Pressemeldung

Wirtschaftspolitik muss Komfortzone verlassen

Über die Herausforderungen der heimischen Wirtschaft und die Bedeutung der europäischen Integration diskutierten rund 200 Vertreterinnen und Vertreter aus Wirtschaft, Politik und Institutionen am Dienstagabend beim Jahresempfang der Wirtschaft von IHK Regensburg für Oberpfalz / Kelheim und Handwerkskammer Niederbayern-Oberpfalz im Römerhof der IHK.
Diffuse Wirtschaftspolitik und fehlende Rahmenbedingungen treiben die regionalen Unternehmen derzeit noch mehr um als der Arbeitskräftemangel und die Energieversorgung. „Der Standort Deutschland wird unattraktiv. Immer weniger Unternehmen planen, in der Region zu investieren“, warnte IHK-Präsident Michael Matt in seiner Begrüßung.
„Die Zeit der Komfortzone ist vorbei“, appellierte dann auch Handwerkskammer-Präsident Dr. Georg Haber an Festredner Wirtschaftsstaatssekretär Tobias Gotthardt. „Die regionale Wirtschaft kritisiert nicht erst seit heute, dass sich die Standortbedingungen zunehmend verschlechtert haben“, so Haber. Es fehlten ein Fahrplan für die Zukunft, Planungssicherheit, Entschlussfreude bei den politischen Entscheidungsträgern und vor allem die nötige Zeit für Veränderungen. Zwar wurden auf Bundes- als auch auf Landesebene in den vergangenen Monaten immer wieder neue Erleichterungen für die Betriebe beschlossen. Gleichzeitig wurde wenig davon umgesetzt. Haber führte die überbordende Bürokratie und die Krise in der Schlüsselbranche Bau als Beispiele an. „Es muss besser regiert werden“, so auch IHK-Präsident Matt.

Kultur des Möglichmachens

Festredner Wirtschaftsstaatssekretär Tobias Gotthardt brach eine Lanze für die europäische Integration. Bayern stünde ohne den EU-Binnenmarkt heute nicht als fünftgrößte Wirtschaftskraft Europas da. Damit das so bleibt, müsse der Freistaat voll auf wirtschaftliche Diversifizierung setzen. „Wir müssen alle Weltregionen bedienen.“
Die Bürokratie mache der Wirtschaft indes zu schaffen. So habe die EU-Gesetzgebung eine Taktung erreicht, die kein Unternehmen mehr mitgehen könne, räumte Gotthardt ein. „Wir brauchen in Brüssel nicht nur ‚Better Regulations‘ wie es dort immer heißt, sondern auch einmal ‚No Regulations‘.“ Dabei sollte die Politik nur die Ziele vorgeben, den Weg dorthin sollten Firmen und Forschung selbst wählen können. Leichter gesagt als getan. Bürokratie abbauen sei schwierig, weil dann rechtliche Grauzonen entstünden. Deshalb fordert Gotthardt auf allen Ebenen der Behörden einen Sinneswandel. „Wir brauchen eine Kultur des Möglichmachens in der Verwaltung.“ Mit Blick auf die angespannte Lage im Baugewerbe etwa sei dies dringend erforderlich. Denn ein Niedergang des Bauwesens zöge einem „Flächenbrand“ beim Konsum nach sich.

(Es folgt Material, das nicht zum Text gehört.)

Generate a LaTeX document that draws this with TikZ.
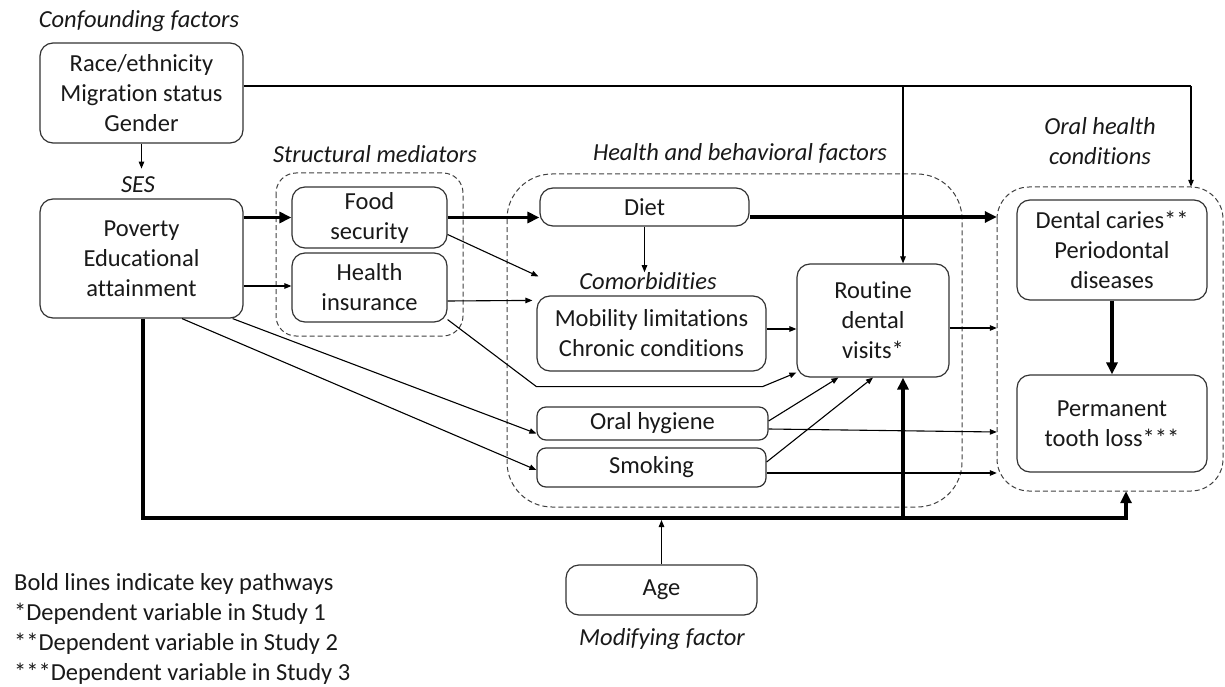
\documentclass[tikz,border=0pt]{standalone}
\usepackage{fontspec}
\setmainfont{Carlito}[Ligatures={NoCommon,NoContextual}]
\usetikzlibrary{arrows.meta,calc}

\tikzset{
  txt/.style={font=\fontsize{24.5}{30}\selectfont, text=black!90, align=center, inner sep=0pt},
  lbl/.style={txt, font=\fontsize{24.5}{30}\selectfont\itshape},
  factor/.style={txt, draw=black!80, line width=1.2pt, rounded corners=13pt, fill=white,
                 minimum width=#1},
  group/.style={draw=black!75, line width=1pt, dash pattern=on 5pt off 3pt, inner sep=0pt},
  thinarrow/.style={line width=1.1pt, -{Triangle[length=7pt,width=5.5pt]}},
  boldarrow/.style={line width=3.6pt, -{Triangle[length=12pt,width=11pt]}},
}

\begin{document}
\begin{tikzpicture}[x=1pt,y=-1pt]
\useasboundingbox (0,0) rectangle (1225,687);

% dashed groupings
\draw[group, rounded corners=20pt] (276,173) rectangle (463,336);
\draw[group, rounded corners=45pt] (507,174) rectangle (962,507);
\draw[group, rounded corners=32pt] (997,187) rectangle (1223,491);
\node[inner sep=0pt, minimum width=187pt, minimum height=163pt] (gstruct) at (369.5,254.5) {};
\node[inner sep=0pt, minimum width=455pt, minimum height=333pt] (ghealth) at (734.5,340.5) {};
\node[inner sep=0pt, minimum width=226pt, minimum height=304pt] (goral) at (1110,339) {};

% factor boxes
\node[factor=203pt, minimum height=100pt] (conf) at (141.5,93) {Race/ethnicity\\Migration status\\Gender};
\node[factor=203pt, minimum height=119pt] (ses) at (141.5,258.5) {Poverty\\Educational\\attainment};
\node[factor=155pt, minimum height=61pt] (food) at (369.5,217.5) {Food\\security};
\node[factor=155pt, minimum height=69pt] (hins) at (369.5,287.5) {Health\\insurance};
\node[factor=209pt, minimum height=38pt] (diet) at (644.5,207) {Diet};
\node[factor=229pt, minimum height=75pt] (comorb) at (651.5,333.5) {Mobility limitations\\Chronic conditions};
\node[factor=152pt, minimum height=113pt] (routine) at (873,320.5) {Routine\\dental\\visits*};
\node[factor=231pt, minimum height=33pt, rounded corners=9pt] (ohyg) at (652.5,423.5) {Oral hygiene};
\node[factor=229pt, minimum height=39pt, rounded corners=9pt] (smok) at (651.5,467.5) {Smoking};
\node[factor=190pt, minimum height=100pt] (dental) at (1112,250) {Dental caries**\\Periodontal\\diseases};
\node[factor=190pt, minimum height=97pt] (perm) at (1112,423.5) {Permanent\\tooth loss***};
\node[factor=191pt, minimum height=50pt] (age) at (661.5,590) {Age};

% italic headings
\node[lbl] (lconf) at (139,21) {Confounding factors};
\node[lbl] (lses) at (138,185) {SES};
\node[lbl] (lstruct) at (375,154) {Structural mediators};
\node[lbl] (lhealth) at (740,153) {Health and behavioral factors};
\node[lbl] (lcom) at (648,281) {Comorbidities};
\node[lbl] (loral) at (1100,141.5) {Oral health\\conditions};
\node[lbl] (lmod) at (662,639) {Modifying factor};

% legend
\node[txt, align=left, anchor=west] (legend) at (14,628.5)
  {Bold lines indicate key pathways\\*Dependent variable in Study 1\\**Dependent variable in Study 2\\***Dependent variable in Study 3};

% junction points of the long connectors
\coordinate (cfturn) at (1191,86);
\coordinate (cfdrop) at (903,86);
\coordinate (busR) at (1126,518);
\coordinate (busM) at (903,518);

% confounders
\draw[thinarrow] (conf.south) -- ($(conf.south)+(0,25)$) coordinate (cfses);
\draw[line width=1.1pt] (conf.east |- cfturn) -- (cfturn);
\draw[thinarrow] (cfturn) -- (cfturn |- goral.north);
\draw[thinarrow] (cfdrop) -- (cfdrop |- routine.north);

% SES to mediators
\draw[boldarrow] (ses.east |- food.west) -- (food.west);
\draw[thinarrow] ($(ses.east)+(0,27.5)$) -- ($(ses.east -| hins.west)+(0,27.5)$);
\draw[thinarrow] ($(ses.south east)+(-11,0)$) -- ($(ohyg.west)+(0,10)$);
\draw[thinarrow] ($(ses.south)+(40.5,0)$) -- ($(smok.west)+(0,2.5)$);

% structural mediators onward
\draw[boldarrow] (food.east) -- (food.east -| diet.west);
\draw[thinarrow] ($(food.east)+(0,17)$) -- ($(comorb.north west)+(2,-19)$);
\draw[thinarrow] ($(hins.east)+(0,13.5)$) -- ($(comorb.north west)+(-4,5)$);
\draw[thinarrow] ($(hins.south east)+(0,-3)$) -- ($(comorb.south west)+(0,15)$)
  -- ($(comorb.south east)+(-4,15)$) -- ($(routine.south west)+(0,-5)$);

% health and behavioral factors
\draw[boldarrow] ($(diet.east)+(0,10)$) -- ($(diet.east -| goral.west)+(0,10)$);
\draw[thinarrow] (diet.south) -- (diet.south |- lcom.north);
\draw[thinarrow] ($(comorb.east)+(0,-4.5)$) -- ($(comorb.east -| routine.west)+(0,-4.5)$);
\draw[thinarrow] ($(ohyg.east)+(0,-2.5)$) -- ($(routine.south west)+(42,0)$);
\draw[thinarrow] ($(smok.east)+(0,-5.5)$) -- (routine.south);
\draw[thinarrow] ($(ohyg.east)+(0,5.5)$) -- ($(goral.west)+(0,93)$);
\draw[thinarrow] ($(smok.east)+(0,5.5)$) -- ($(smok.east -| goral.west)+(0,5.5)$);
\draw[thinarrow] ($(routine.east)+(0,7.5)$) -- ($(routine.east -| goral.west)+(0,7.5)$);

% oral health conditions
\draw[boldarrow] (dental.south) -- (perm.north);

% key pathway from SES along the bottom
\draw[boldarrow] ($(ses.south)+(1.5,0)$) |- (busR) -- (busR |- goral.south);
\draw[boldarrow] (busM) -- (busM |- routine.south);

% age as modifier
\draw[thinarrow, shorten >=2pt] (age.north) -- (age.north |- busM);
\end{tikzpicture}
\end{document}
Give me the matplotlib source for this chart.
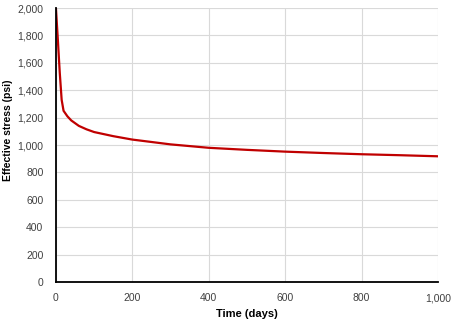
import matplotlib
matplotlib.use("Agg")
import matplotlib.pyplot as plt
from matplotlib.ticker import FuncFormatter, MultipleLocator

# time (days) vs effective stress (psi)
time_days = [0, 5, 10, 15, 20, 30, 40, 60, 80, 100, 150, 200, 300, 400, 500, 600, 700, 800, 900, 1000]
stress_psi = [2000, 1770, 1530, 1330, 1250, 1210, 1180, 1140, 1115, 1095, 1065, 1040, 1005, 980, 965, 952, 942, 933, 926, 918]

plt.rcParams['font.family'] = ['Liberation Sans', 'DejaVu Sans']

fig = plt.figure(figsize=(4.51, 3.22), dpi=100)
ax = fig.add_axes([0.124, 0.124, 0.847, 0.851])

ax.plot(time_days, stress_psi, color='#c00000', lw=1.6, solid_capstyle='round')

ax.set_xlim(0, 1000)
ax.set_ylim(0, 2000)
ax.xaxis.set_major_locator(MultipleLocator(200))
ax.yaxis.set_major_locator(MultipleLocator(200))
fmt = FuncFormatter(lambda v, p: f'{int(v):,}')
ax.xaxis.set_major_formatter(fmt)
ax.yaxis.set_major_formatter(fmt)

ax.grid(True, color='#d9d9d9', lw=0.8)
ax.set_axisbelow(True)
for s in ['top', 'right']:
    ax.spines[s].set_visible(False)
for s in ['left', 'bottom']:
    ax.spines[s].set_color('black')
    ax.spines[s].set_linewidth(1.3)

ax.tick_params(axis='both', length=0, labelsize=7.5, labelcolor='#404040')
ax.tick_params(axis='y', pad=9)
ax.tick_params(axis='x', pad=8)

ax.set_xlabel('Time (days)', fontsize=8, fontweight='bold')
ax.set_ylabel('Effective stress (psi)', fontsize=7.5, fontweight='bold')
ax.xaxis.set_label_coords(0.5, -0.097)
ax.yaxis.set_label_coords(-0.113, 0.555)

fig.savefig('out.png', dpi=100)
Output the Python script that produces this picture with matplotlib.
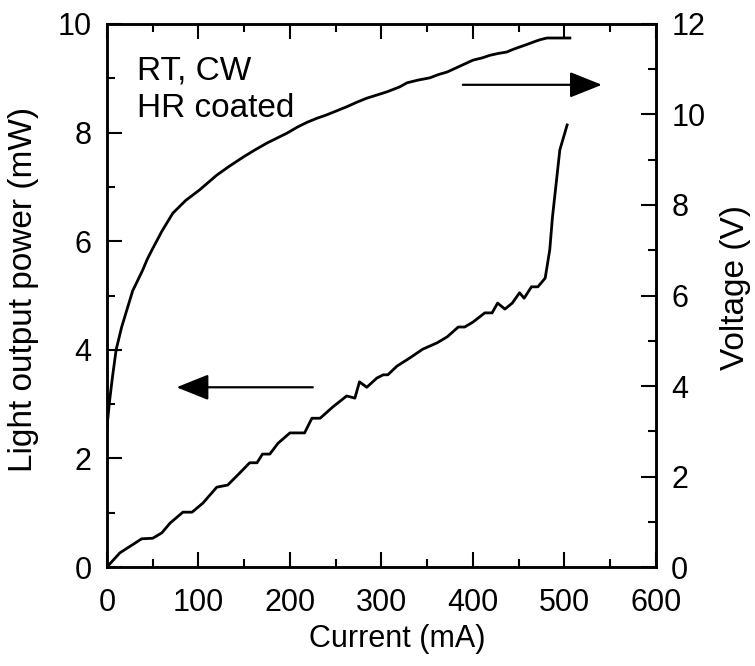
import matplotlib
matplotlib.use("Agg")
import matplotlib.pyplot as plt
from matplotlib.ticker import MultipleLocator

# Voltage (V) vs current (mA)
current_v = [0, 3, 6, 10, 16, 22, 28, 34, 39, 44, 49, 60, 72, 86, 101, 120, 134, 149,
             162, 175, 186, 197, 208, 219, 230, 240, 251, 262, 273, 284, 295, 306, 320,
             328, 340, 353, 362, 372, 386, 400, 410, 419, 428, 437, 444, 451, 458, 466,
             473, 481, 506]
voltage = [3.1, 3.7, 4.2, 4.8, 5.3, 5.7, 6.1, 6.35, 6.56, 6.8, 7.0, 7.42, 7.82, 8.1, 8.33,
           8.66, 8.86, 9.06, 9.22, 9.37, 9.48, 9.59, 9.72, 9.83, 9.92, 9.99, 10.08, 10.17,
           10.27, 10.36, 10.43, 10.5, 10.61, 10.7, 10.76, 10.81, 10.88, 10.94, 11.07, 11.2,
           11.25, 11.31, 11.35, 11.38, 11.44, 11.49, 11.54, 11.6, 11.65, 11.69, 11.69]

# Light output power (mW) vs current (mA)
current_p = [0, 14, 38, 50, 60, 69, 83, 93, 105, 120, 132, 145, 156, 164, 170, 178, 187,
             200, 216, 224, 233, 247, 262, 271, 276, 284, 295, 302, 307, 317, 331, 345,
             361, 372, 384, 391, 400, 413, 421, 427, 435, 443, 451, 456, 464, 471, 479,
             484, 487, 493, 495, 503]
power = [0, 0.26, 0.52, 0.53, 0.63, 0.81, 1.01, 1.01, 1.18, 1.47, 1.51, 1.73, 1.92, 1.92,
         2.08, 2.08, 2.28, 2.47, 2.47, 2.74, 2.74, 2.95, 3.15, 3.11, 3.41, 3.31, 3.48,
         3.54, 3.54, 3.70, 3.85, 4.01, 4.13, 4.24, 4.42, 4.42, 4.51, 4.68, 4.68, 4.86,
         4.75, 4.86, 5.05, 4.95, 5.16, 5.16, 5.32, 5.84, 6.45, 7.37, 7.68, 8.14]

x_ticks = [0, 100, 200, 300, 400, 500, 600]
left_ticks = [0, 2, 4, 6, 8, 10]
right_ticks = [0, 2, 4, 6, 8, 10, 12]

plt.rcParams['font.family'] = ['Liberation Sans', 'DejaVu Sans']

fig = plt.figure(figsize=(7.55, 6.66), dpi=100)
ax = fig.add_axes([0.1417, 0.1486, 0.727, 0.8154])
ax2 = ax.twinx()

lw = 2.0
ax.plot(current_p, power, color='black', lw=lw)
ax2.plot(current_v, voltage, color='black', lw=lw)

ax.set_xlim(0, 600)
ax.set_ylim(0, 10)
ax2.set_ylim(0, 12)

ax.set_xticks(x_ticks)
ax.xaxis.set_minor_locator(MultipleLocator(50))
ax.set_yticks(left_ticks)
ax.yaxis.set_minor_locator(MultipleLocator(1))
ax2.set_yticks(right_ticks)
ax2.yaxis.set_minor_locator(MultipleLocator(1))

for a in (ax, ax2):
    for s in a.spines.values():
        s.set_linewidth(1.8)

ax.tick_params(axis='x', which='both', direction='in', top=True, bottom=True,
               width=1.5, labelsize=22, pad=15)
ax.tick_params(axis='x', which='major', length=11)
ax.tick_params(axis='x', which='minor', length=5.5)
ax.tick_params(axis='y', which='both', direction='in', left=True, right=False,
               width=1.5, labelsize=22, pad=11)
ax.tick_params(axis='y', which='major', length=11)
ax.tick_params(axis='y', which='minor', length=5.5)
ax2.tick_params(axis='y', which='both', direction='in', right=True, left=False,
                width=1.5, labelsize=22, pad=11)
ax2.tick_params(axis='y', which='major', length=11)
ax2.tick_params(axis='y', which='minor', length=5.5)

ax.set_xlabel('Current (mA)', fontsize=22)
ax.xaxis.set_label_coords(0.529, -0.104)
ax.set_ylabel('Light output power (mW)', fontsize=24)
ax.yaxis.set_label_coords(-0.124, 0.512)
ax2.set_ylabel('Voltage (V)', fontsize=24)
ax2.yaxis.set_label_coords(1.116, 0.514)

ax.text(33, 8.98, 'RT, CW', fontsize=24)
ax.text(33, 8.29, 'HR coated', fontsize=24)

arrow_kw = dict(arrowstyle='-|>,head_length=1.0,head_width=0.4', color='black',
                lw=1.6, mutation_scale=20, shrinkA=0, shrinkB=0)
ax.annotate('', xy=(76, 3.31), xytext=(225, 3.31), arrowprops=arrow_kw)
ax.annotate('', xy=(541, 8.88), xytext=(389, 8.88), arrowprops=arrow_kw)

fig.savefig('out.png', dpi=100)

Europa und Vielfalt als Wirtschaftsfaktoren

Angesichts der unsicheren geopolitischen Lage ist ein offenes Europa für die regionale Wirtschaft wichtiger denn je. „Jeder zweite Euro wird in Ostbayern auf internationalen Märkten verdient. Unsere Betriebe in der Region profitieren dabei besonders vom EU-Binnenmarkt“, erinnerte Matt. Optimierungsbedarf sieht er bei komplexen und praxisfremden Vorschriften, die oft ihren Ursprung in Brüssel hätten. Der Brexit habe vor Augen geführt, welche wirtschaftlichen Nachteile entstehen, wenn man sich gegen die europäische Einheit entscheide. „Wir brauchen ein starkes, geeintes Europa, das Wirtschaft fördert und Bürokratie abbaut“, betonte der IHK-Präsident.
Dabei seien Weltoffenheit, kulturelle Vielfalt und internationale Kooperation für Ostbayerns Wirtschaft nicht verhandelbar. „Die weltweite Vernetzung sowie der Austausch mit anderen Ländern sind für unsere Region ein Erfolgsgarant. Und nur wenn sich engagierte Menschen aus aller Welt bei uns wohlfühlen, werden sie zu uns kommen und in unseren Unternehmen arbeiten“, schloss Matt.